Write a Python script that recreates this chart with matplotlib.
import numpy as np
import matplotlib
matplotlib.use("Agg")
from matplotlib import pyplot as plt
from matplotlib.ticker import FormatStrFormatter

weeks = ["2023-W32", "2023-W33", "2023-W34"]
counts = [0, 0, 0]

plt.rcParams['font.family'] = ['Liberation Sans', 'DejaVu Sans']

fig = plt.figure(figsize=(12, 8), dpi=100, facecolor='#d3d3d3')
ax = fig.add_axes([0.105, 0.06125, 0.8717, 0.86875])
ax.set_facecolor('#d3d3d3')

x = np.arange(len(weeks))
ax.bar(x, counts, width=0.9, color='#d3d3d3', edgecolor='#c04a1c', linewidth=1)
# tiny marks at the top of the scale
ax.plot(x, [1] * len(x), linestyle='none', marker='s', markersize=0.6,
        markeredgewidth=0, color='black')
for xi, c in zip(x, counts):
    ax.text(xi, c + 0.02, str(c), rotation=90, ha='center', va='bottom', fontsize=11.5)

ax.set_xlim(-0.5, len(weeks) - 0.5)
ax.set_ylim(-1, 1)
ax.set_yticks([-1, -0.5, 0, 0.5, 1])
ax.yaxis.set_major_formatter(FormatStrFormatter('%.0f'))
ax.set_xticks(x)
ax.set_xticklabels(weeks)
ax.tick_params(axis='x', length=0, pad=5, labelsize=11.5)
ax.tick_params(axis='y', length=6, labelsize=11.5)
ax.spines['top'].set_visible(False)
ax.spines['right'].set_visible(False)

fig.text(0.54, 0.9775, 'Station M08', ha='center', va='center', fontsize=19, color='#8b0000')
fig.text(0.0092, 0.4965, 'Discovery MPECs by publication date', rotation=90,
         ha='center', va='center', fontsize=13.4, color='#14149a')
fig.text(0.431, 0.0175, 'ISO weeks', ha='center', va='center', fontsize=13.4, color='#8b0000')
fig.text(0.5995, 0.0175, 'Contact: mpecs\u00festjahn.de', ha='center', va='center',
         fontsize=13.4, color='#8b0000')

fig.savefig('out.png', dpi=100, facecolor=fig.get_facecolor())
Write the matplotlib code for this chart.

────

Copy each line in the data that holds the word "this".

Write a Python script that recreates this chart with matplotlib.
Write the matplotlib code for this chart.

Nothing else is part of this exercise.